**TASK INPUTS**:
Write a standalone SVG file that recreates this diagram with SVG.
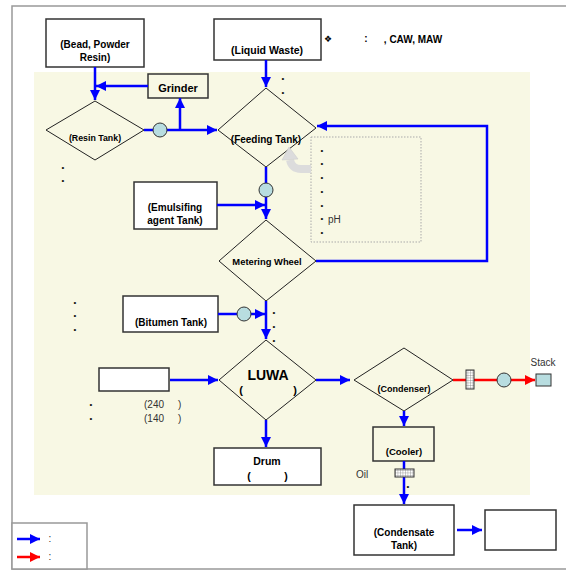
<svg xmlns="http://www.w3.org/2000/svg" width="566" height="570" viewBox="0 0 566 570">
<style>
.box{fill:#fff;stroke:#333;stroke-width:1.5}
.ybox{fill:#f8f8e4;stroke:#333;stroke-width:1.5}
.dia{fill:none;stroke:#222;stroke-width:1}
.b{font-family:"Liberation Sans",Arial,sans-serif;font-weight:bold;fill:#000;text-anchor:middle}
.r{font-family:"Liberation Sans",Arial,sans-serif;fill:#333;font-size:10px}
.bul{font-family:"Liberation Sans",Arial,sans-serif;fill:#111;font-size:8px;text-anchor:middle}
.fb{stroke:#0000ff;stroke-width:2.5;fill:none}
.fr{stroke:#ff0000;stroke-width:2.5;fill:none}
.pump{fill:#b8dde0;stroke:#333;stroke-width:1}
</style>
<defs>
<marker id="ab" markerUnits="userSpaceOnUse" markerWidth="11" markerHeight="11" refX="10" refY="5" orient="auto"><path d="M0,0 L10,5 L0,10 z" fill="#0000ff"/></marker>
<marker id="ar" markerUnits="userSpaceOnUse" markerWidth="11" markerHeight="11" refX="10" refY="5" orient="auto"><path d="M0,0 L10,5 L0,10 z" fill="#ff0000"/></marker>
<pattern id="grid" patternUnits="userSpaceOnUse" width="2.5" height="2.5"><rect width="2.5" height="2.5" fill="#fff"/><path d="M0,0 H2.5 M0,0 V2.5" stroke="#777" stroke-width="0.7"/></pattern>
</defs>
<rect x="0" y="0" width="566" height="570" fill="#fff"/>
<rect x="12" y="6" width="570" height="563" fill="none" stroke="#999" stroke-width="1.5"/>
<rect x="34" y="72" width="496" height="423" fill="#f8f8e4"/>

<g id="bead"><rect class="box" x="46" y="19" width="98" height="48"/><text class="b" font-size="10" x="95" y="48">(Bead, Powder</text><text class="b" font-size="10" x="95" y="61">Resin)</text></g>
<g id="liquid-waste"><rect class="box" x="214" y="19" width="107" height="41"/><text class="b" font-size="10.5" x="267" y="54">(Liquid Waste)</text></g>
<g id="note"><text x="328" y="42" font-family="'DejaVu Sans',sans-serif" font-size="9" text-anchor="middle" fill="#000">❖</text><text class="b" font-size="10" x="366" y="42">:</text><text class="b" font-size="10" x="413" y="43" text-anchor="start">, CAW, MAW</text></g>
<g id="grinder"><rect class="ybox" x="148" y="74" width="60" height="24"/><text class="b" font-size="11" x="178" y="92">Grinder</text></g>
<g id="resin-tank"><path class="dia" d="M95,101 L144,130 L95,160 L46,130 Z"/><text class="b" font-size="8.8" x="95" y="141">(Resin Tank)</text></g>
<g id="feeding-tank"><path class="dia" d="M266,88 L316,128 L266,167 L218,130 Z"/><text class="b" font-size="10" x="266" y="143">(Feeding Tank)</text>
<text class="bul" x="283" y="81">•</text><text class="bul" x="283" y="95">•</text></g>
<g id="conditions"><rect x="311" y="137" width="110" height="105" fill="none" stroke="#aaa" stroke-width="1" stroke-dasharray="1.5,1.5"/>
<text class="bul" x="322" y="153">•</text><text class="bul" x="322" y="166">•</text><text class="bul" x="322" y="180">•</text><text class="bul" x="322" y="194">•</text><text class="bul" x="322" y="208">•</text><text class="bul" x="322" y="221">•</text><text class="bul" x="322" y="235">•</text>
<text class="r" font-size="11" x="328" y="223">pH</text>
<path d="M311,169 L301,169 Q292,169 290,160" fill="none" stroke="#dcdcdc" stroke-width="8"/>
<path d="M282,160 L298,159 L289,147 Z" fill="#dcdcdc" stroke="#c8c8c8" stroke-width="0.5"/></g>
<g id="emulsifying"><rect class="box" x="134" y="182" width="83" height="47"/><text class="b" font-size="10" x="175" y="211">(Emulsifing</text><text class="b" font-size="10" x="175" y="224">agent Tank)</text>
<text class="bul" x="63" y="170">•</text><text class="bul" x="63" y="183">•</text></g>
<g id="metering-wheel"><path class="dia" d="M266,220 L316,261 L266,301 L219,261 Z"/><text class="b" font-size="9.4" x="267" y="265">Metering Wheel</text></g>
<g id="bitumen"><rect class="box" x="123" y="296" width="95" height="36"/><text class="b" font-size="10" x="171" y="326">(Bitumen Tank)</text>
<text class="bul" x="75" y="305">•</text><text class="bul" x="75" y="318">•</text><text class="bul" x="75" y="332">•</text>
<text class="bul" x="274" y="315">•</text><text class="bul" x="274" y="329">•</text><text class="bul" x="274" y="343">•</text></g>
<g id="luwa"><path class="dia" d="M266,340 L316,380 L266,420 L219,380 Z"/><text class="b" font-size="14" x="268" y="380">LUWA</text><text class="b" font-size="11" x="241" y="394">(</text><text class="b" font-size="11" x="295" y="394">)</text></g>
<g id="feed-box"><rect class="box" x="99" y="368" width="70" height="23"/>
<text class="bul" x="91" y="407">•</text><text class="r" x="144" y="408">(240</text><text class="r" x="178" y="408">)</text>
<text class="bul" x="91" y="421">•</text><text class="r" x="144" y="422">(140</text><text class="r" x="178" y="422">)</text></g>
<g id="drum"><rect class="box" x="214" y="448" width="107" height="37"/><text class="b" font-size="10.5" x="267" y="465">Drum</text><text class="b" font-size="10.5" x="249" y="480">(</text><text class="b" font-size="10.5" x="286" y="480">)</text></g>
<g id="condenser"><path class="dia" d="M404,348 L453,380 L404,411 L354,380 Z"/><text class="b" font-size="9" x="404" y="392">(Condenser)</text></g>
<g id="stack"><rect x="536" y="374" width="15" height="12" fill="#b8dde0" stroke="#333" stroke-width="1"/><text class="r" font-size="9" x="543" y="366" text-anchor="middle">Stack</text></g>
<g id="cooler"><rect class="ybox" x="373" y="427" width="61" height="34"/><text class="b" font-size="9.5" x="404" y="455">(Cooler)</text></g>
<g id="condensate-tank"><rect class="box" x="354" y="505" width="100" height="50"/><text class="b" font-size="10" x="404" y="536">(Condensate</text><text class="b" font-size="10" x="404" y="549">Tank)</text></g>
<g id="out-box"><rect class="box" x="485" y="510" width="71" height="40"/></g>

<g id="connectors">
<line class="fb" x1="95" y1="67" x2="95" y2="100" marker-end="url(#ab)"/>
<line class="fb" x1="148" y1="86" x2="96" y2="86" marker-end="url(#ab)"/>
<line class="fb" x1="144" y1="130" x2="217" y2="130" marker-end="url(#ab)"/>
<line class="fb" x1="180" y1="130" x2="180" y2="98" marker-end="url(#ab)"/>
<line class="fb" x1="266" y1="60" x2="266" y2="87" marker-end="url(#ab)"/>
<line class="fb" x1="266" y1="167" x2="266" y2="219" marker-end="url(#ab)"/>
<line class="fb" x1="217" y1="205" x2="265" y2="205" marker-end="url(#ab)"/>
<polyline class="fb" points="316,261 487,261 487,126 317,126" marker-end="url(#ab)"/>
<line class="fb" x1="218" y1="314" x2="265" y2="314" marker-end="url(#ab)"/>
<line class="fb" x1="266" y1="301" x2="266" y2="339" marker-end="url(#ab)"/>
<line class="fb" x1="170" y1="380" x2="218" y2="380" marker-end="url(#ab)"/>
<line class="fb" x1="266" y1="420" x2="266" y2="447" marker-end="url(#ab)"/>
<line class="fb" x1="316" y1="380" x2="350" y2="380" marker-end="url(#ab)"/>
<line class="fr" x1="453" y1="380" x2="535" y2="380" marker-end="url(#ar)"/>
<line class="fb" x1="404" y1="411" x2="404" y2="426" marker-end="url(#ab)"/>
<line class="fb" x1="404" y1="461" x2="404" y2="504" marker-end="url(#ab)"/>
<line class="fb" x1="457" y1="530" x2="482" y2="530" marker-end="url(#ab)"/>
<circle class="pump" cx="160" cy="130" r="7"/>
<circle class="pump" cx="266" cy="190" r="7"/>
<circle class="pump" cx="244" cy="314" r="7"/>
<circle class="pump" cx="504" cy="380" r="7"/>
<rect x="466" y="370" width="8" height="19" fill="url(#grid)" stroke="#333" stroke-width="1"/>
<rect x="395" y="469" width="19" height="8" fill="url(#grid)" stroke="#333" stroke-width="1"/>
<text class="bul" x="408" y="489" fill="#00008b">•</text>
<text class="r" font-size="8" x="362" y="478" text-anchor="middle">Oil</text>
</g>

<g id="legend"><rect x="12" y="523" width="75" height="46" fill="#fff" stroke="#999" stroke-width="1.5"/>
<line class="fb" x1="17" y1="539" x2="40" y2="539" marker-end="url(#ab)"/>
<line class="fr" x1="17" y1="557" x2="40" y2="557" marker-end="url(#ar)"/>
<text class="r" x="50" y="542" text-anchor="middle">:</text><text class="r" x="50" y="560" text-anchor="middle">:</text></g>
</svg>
---
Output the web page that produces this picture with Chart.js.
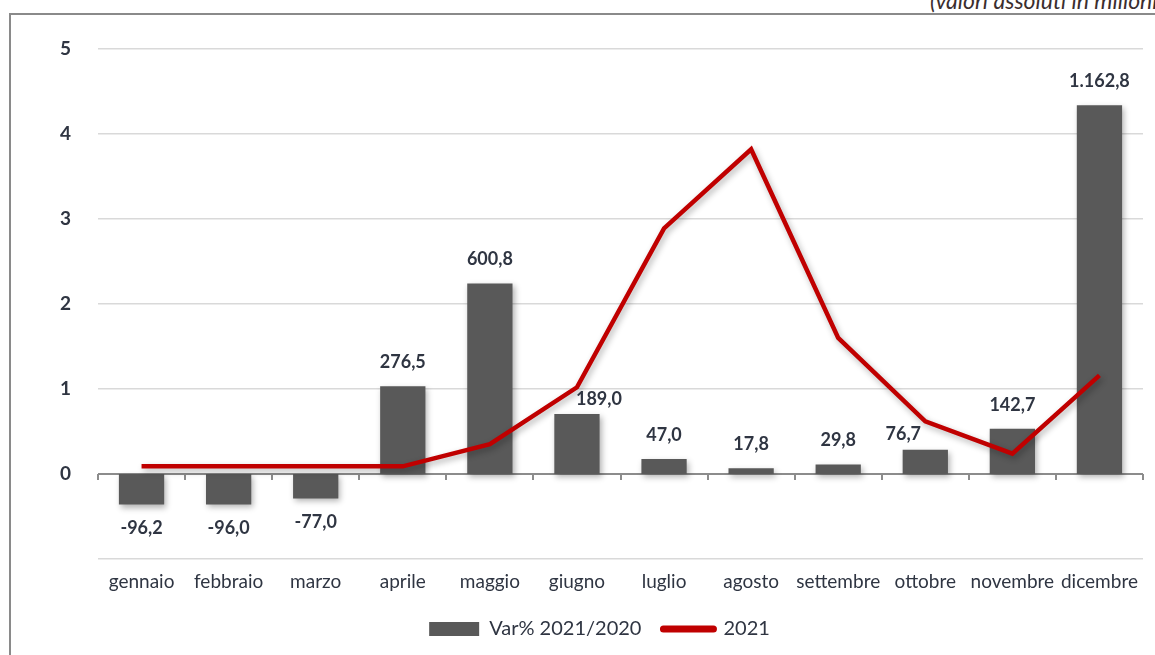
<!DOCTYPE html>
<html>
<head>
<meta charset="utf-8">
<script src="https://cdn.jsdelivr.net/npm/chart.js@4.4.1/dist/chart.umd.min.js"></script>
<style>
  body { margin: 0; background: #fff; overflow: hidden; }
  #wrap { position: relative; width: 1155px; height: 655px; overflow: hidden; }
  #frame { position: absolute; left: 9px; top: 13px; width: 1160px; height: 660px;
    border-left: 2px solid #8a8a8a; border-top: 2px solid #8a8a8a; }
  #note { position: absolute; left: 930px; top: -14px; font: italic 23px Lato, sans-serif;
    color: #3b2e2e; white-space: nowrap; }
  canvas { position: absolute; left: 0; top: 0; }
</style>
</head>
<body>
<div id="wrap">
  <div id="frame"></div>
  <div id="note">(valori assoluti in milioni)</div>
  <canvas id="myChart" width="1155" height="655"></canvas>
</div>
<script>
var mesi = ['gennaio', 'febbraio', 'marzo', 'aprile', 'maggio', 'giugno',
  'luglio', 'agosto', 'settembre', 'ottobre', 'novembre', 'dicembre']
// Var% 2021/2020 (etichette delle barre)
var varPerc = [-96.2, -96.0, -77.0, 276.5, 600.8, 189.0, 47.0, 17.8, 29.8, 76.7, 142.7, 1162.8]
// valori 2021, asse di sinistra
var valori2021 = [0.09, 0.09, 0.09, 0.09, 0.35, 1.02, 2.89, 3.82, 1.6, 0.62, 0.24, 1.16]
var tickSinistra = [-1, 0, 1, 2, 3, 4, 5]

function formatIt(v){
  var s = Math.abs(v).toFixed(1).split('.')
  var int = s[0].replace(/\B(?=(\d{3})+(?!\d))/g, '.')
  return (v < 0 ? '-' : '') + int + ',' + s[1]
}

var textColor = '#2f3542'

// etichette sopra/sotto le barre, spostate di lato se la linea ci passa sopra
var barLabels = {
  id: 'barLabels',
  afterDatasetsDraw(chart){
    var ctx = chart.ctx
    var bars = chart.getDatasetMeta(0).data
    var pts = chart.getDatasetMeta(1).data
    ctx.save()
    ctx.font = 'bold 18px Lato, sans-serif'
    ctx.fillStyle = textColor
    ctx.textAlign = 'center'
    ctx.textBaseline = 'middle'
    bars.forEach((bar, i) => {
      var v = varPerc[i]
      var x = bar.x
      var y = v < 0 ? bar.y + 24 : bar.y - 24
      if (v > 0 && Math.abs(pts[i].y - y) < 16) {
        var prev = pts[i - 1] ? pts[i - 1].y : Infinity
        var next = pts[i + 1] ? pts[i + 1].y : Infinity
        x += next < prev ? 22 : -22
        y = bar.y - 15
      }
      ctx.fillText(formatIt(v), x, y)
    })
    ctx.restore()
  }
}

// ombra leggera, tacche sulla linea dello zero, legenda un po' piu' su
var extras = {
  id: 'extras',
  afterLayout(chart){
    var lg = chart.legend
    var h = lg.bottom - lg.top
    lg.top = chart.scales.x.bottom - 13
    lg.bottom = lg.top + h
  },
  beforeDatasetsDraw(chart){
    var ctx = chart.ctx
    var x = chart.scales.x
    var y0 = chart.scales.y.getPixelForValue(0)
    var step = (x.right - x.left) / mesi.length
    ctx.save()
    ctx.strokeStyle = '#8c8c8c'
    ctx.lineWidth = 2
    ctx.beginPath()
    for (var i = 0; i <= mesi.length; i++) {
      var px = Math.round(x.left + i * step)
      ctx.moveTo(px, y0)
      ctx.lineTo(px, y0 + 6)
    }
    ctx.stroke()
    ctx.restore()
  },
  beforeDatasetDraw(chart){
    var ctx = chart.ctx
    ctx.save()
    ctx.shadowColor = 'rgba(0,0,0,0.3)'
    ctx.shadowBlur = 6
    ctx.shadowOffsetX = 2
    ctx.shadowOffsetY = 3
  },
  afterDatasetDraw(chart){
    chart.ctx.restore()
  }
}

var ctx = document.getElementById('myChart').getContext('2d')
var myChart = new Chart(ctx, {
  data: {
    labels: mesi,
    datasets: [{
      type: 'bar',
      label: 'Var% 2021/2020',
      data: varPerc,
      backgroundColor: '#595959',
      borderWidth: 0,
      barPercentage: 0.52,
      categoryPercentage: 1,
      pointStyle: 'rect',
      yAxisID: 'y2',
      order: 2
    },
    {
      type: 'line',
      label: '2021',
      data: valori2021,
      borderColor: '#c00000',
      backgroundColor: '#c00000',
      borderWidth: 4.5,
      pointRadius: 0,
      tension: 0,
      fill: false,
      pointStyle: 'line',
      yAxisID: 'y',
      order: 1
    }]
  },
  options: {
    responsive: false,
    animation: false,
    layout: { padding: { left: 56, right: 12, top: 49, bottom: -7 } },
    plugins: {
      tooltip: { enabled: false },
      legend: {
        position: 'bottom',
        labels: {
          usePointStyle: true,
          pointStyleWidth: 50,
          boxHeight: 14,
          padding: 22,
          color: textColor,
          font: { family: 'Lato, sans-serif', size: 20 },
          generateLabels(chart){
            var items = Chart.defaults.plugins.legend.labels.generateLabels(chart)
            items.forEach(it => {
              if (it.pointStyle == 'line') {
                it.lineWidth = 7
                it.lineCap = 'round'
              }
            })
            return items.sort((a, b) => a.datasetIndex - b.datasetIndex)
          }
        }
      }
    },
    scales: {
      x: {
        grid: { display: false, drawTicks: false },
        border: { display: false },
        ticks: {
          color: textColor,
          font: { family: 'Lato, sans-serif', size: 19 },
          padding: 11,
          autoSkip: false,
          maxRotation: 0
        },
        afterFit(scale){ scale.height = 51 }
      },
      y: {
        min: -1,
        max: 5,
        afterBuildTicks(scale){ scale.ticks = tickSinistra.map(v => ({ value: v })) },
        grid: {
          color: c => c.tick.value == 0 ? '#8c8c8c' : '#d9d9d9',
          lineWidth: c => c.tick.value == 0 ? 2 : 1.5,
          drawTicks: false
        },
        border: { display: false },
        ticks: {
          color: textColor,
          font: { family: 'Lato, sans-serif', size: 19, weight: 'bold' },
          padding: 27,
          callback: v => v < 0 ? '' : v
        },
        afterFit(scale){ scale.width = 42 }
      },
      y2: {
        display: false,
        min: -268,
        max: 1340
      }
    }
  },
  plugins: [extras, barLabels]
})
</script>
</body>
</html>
==
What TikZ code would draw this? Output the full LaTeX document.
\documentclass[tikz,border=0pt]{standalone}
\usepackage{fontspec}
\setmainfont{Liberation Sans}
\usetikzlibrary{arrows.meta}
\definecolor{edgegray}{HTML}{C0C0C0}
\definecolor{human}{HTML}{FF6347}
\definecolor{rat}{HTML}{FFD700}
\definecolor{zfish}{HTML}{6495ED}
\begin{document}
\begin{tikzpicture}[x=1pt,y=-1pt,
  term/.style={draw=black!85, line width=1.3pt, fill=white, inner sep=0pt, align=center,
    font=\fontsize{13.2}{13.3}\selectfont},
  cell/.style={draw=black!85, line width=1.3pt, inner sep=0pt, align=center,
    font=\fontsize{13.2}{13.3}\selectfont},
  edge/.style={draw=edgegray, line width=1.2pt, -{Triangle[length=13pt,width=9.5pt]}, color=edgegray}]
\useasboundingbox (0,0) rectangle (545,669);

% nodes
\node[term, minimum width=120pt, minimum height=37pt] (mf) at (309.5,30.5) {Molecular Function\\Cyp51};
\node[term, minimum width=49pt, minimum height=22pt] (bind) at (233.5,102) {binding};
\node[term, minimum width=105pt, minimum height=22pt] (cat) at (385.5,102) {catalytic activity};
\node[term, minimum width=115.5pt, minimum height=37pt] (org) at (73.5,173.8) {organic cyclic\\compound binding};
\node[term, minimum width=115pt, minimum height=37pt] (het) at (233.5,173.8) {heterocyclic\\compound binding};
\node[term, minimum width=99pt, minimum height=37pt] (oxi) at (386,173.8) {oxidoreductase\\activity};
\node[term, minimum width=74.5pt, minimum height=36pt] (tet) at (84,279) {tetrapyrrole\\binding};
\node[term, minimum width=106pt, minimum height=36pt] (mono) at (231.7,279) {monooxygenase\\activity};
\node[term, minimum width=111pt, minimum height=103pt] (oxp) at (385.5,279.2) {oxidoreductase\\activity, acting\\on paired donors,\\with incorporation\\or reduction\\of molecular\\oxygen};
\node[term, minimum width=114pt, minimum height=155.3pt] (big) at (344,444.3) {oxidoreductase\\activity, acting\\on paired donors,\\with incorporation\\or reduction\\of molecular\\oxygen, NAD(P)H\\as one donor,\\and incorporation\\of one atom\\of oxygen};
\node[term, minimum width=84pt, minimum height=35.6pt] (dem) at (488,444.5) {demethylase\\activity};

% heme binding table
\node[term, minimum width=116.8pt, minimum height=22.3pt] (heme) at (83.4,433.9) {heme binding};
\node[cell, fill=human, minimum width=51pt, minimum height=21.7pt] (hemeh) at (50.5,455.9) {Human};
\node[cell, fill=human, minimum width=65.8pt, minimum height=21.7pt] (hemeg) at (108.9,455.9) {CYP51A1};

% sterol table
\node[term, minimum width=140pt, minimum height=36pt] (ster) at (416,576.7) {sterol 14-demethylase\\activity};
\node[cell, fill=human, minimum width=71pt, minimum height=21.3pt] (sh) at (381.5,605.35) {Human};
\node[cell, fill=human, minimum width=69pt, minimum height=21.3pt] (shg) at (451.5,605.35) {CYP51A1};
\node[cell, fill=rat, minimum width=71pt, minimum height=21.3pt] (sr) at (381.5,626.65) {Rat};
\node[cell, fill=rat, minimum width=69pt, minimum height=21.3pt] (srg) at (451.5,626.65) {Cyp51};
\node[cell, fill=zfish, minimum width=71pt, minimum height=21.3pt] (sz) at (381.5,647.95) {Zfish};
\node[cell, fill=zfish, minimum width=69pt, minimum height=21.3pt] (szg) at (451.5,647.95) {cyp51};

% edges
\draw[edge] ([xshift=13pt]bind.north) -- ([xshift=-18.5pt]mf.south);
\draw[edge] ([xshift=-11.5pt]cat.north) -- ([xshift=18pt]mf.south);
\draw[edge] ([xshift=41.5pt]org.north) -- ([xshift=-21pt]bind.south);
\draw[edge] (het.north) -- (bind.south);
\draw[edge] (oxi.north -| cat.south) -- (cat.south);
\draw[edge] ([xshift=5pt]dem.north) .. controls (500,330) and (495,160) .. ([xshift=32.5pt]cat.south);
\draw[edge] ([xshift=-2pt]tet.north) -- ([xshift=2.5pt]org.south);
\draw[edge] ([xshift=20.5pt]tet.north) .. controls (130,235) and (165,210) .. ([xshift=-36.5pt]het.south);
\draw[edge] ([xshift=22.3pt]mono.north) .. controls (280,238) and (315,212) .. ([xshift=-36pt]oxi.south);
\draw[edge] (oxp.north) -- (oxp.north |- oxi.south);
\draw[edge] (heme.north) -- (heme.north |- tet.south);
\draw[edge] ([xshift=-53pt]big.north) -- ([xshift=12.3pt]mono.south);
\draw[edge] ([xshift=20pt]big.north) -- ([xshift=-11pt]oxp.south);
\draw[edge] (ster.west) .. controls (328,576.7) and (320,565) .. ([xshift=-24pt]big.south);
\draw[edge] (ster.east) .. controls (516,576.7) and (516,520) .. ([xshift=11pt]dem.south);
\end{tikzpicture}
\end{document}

**THE TASK**: Every line from the one containing "What TikZ code" through the one containing "(0,0) rectangle (545,669);" is to be given again exactly, both ends included, and no line outside that range.

**ANSWER TO THIS PROBLEM**:
What TikZ code would draw this? Output the full LaTeX document.
\documentclass[tikz,border=0pt]{standalone}
\usepackage{fontspec}
\setmainfont{Liberation Sans}
\usetikzlibrary{arrows.meta}
\definecolor{edgegray}{HTML}{C0C0C0}
\definecolor{human}{HTML}{FF6347}
\definecolor{rat}{HTML}{FFD700}
\definecolor{zfish}{HTML}{6495ED}
\begin{document}
\begin{tikzpicture}[x=1pt,y=-1pt,
  term/.style={draw=black!85, line width=1.3pt, fill=white, inner sep=0pt, align=center,
    font=\fontsize{13.2}{13.3}\selectfont},
  cell/.style={draw=black!85, line width=1.3pt, inner sep=0pt, align=center,
    font=\fontsize{13.2}{13.3}\selectfont},
  edge/.style={draw=edgegray, line width=1.2pt, -{Triangle[length=13pt,width=9.5pt]}, color=edgegray}]
\useasboundingbox (0,0) rectangle (545,669);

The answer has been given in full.